Published yesterday in the scientific journal JAMA, the study, titled “Excess Morality and Years of Potential Life Lost Among the Black Population in the US, 1999-2020,” was conducted by researchers from HBCU Morehouse, Yale and the University of California amongst other universities. 

Although previous studies have already shown that Black Americans pass away at younger rates and have more illnesses when compared to white Americans, the study found that there were 1.63 million excess deaths in the Black community from 1999 to 2020. 

Overall, this contributed to the total loss of 80 million years of life when compared to white Americans. According to the study, heart disease was the number one contributor to the excess deaths among women and men. For men, cancer was the second biggest contributor. 
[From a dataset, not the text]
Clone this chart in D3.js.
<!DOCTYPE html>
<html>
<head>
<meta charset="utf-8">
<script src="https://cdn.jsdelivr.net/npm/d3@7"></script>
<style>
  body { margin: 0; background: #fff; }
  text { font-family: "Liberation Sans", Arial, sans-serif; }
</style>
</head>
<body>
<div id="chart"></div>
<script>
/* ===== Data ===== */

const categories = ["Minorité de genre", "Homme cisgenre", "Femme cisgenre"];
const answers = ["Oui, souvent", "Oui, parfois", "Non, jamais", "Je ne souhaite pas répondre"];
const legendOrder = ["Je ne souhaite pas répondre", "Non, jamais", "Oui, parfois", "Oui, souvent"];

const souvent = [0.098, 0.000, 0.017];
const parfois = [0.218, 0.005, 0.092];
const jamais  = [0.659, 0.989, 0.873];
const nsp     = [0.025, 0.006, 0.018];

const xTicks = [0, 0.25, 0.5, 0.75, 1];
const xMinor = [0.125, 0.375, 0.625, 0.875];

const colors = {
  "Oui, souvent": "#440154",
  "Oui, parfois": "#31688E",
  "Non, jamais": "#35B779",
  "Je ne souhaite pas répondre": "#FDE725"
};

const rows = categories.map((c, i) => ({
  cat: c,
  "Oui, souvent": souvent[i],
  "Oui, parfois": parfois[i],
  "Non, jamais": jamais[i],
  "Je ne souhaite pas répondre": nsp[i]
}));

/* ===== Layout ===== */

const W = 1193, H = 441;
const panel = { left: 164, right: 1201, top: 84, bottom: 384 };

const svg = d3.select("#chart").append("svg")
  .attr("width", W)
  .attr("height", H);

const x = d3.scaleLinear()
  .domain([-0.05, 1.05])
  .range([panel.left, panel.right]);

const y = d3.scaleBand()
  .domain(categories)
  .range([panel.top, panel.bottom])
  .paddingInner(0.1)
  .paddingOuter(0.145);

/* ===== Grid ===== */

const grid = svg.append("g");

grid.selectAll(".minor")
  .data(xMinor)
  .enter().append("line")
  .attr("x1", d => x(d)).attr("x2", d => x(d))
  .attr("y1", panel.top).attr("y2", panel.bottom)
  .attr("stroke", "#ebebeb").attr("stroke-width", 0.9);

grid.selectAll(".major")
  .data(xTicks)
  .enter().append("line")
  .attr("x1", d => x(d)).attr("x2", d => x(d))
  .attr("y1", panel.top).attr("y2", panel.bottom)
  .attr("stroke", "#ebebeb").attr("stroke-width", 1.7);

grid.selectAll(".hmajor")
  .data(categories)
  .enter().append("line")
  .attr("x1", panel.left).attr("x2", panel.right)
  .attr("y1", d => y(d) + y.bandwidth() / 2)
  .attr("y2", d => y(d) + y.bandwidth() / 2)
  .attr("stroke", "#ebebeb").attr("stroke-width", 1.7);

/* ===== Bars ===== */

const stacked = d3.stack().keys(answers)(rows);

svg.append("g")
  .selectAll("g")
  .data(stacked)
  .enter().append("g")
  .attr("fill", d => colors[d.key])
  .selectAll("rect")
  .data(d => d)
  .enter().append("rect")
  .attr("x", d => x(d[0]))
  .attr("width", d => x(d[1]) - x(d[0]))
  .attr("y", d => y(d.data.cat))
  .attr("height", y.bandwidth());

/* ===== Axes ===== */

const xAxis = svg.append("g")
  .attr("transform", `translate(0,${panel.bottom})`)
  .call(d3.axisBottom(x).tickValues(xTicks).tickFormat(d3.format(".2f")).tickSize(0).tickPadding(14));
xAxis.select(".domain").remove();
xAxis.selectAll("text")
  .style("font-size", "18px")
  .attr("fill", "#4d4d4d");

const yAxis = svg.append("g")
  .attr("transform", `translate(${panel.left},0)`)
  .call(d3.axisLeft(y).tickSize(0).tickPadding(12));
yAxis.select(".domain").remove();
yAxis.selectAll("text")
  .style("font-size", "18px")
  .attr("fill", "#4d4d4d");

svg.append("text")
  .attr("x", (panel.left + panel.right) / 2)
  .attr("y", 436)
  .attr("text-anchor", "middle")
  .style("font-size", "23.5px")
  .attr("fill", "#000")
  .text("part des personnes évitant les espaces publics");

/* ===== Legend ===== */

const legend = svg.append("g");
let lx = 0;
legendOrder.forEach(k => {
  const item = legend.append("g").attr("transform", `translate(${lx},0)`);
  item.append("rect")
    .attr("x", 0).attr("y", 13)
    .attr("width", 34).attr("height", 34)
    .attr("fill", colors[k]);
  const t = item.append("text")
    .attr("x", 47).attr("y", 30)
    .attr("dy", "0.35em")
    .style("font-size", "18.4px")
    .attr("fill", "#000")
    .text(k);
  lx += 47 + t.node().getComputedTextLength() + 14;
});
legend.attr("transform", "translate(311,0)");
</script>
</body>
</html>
The researchers found that there was some progress in closing this gap in mortality rates from 1999 to 2011. The progress, however, ceased from 2011 to 2019 before COVID-19 erased all progress made, according to the study. 
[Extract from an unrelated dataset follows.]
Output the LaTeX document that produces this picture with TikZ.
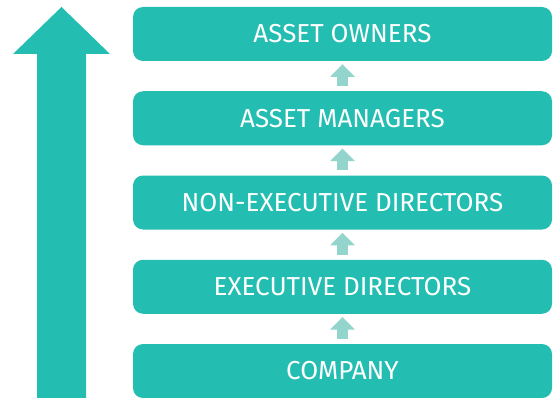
\documentclass[tikz,border=0pt]{standalone}
\usepackage{fontspec}
\setmainfont{Fira Sans}
\usetikzlibrary{arrows.meta}
\definecolor{teal1}{RGB}{35,189,178}
\definecolor{teal2}{RGB}{147,213,205}
\tikzset{
  levelbox/.style={fill=teal1, rounded corners=10pt, minimum width=419pt, minimum height=54pt,
    inner sep=0pt, text=white, font=\fontsize{26}{26}\selectfont},
  uparrow/.style={draw=teal2, line width=10.3pt, shorten <=5pt, shorten >=3pt,
    -{Triangle[width=24pt,length=12.7pt]}}
}
\begin{document}
\begin{tikzpicture}[x=1pt,y=1pt]
\useasboundingbox (0,0) rectangle (553,397);
% big arrow
\fill[teal1] (37,-2) -- (37,343) -- (13,343) -- (61.5,390) -- (110,343) -- (86,343) -- (86,-2) -- cycle;
\node[levelbox] (owners) at (342.5,363) {ASSET OWNERS};
\node[levelbox] (managers) at (342.5,278.75) {ASSET MANAGERS};
\node[levelbox] (nonexec) at (342.5,194.5) {NON-EXECUTIVE DIRECTORS};
\node[levelbox] (exec) at (342.5,110.25) {EXECUTIVE DIRECTORS};
\node[levelbox] (company) at (342.5,26) {COMPANY};
\draw[uparrow] (managers.north) -- (owners.south);
\draw[uparrow] (nonexec.north) -- (managers.south);
\draw[uparrow] (exec.north) -- (nonexec.south);
\draw[uparrow] (company.north) -- (exec.south);
\end{tikzpicture}
\end{document}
“The study is hugely important for about 1.63 million reasons. Real lives are being lost,” said author Herman Taylor per NBC News. “Real families are missing parents and grandparents. Babies and their mothers are dying.”

“We have been screaming this message for decades,” he added.
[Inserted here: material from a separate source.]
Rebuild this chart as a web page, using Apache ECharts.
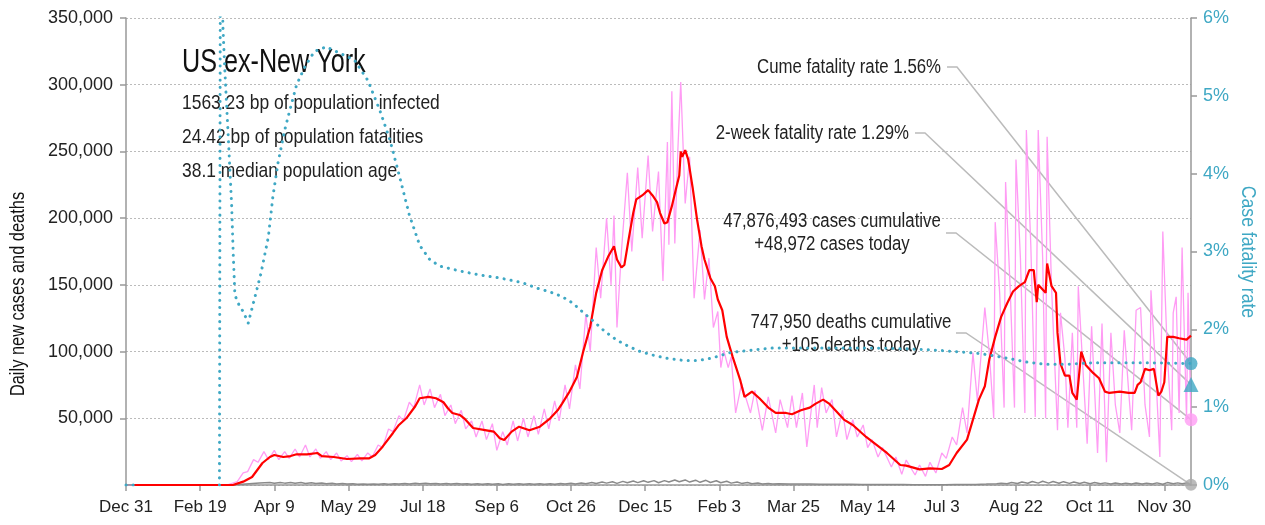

Throughout the COVID-19 pandemic, Black Americans were among the racial and ethnic groups that were most affected by the outbreak. According to The Covid Tracking Project, Black Americans passed away from the illness at a rate that was 1.4 times more than that of white Americans. 

At the height of the second wave of the Omicron virus, Black Americans were still recording higher rates of deaths from COVID-19 when compared to white Americans. According to a research study published in July 2022, the higher rates continued across geographical areas as Black Americans continued to record higher mortality rates from COVID-19, even in rural areas. 

With each death, the impact of COVID-19 was found to leave about nine people in mourning on average, affecting both physical health as well as mental health. 

Disparities that contribute to the higher mortality rate overall include inequality when it comes to housing, education and jobs, according to researcher Clyde Yancy. 

“The results of the study are critically important,” said fellow researcher Harlan M. Krumholz, MD in a statement.“So far, our efforts to address health equity have failed to produce sustainable improvements in the lives and years lost by Black Americans because of disparities in death rates across the spectrum of age.”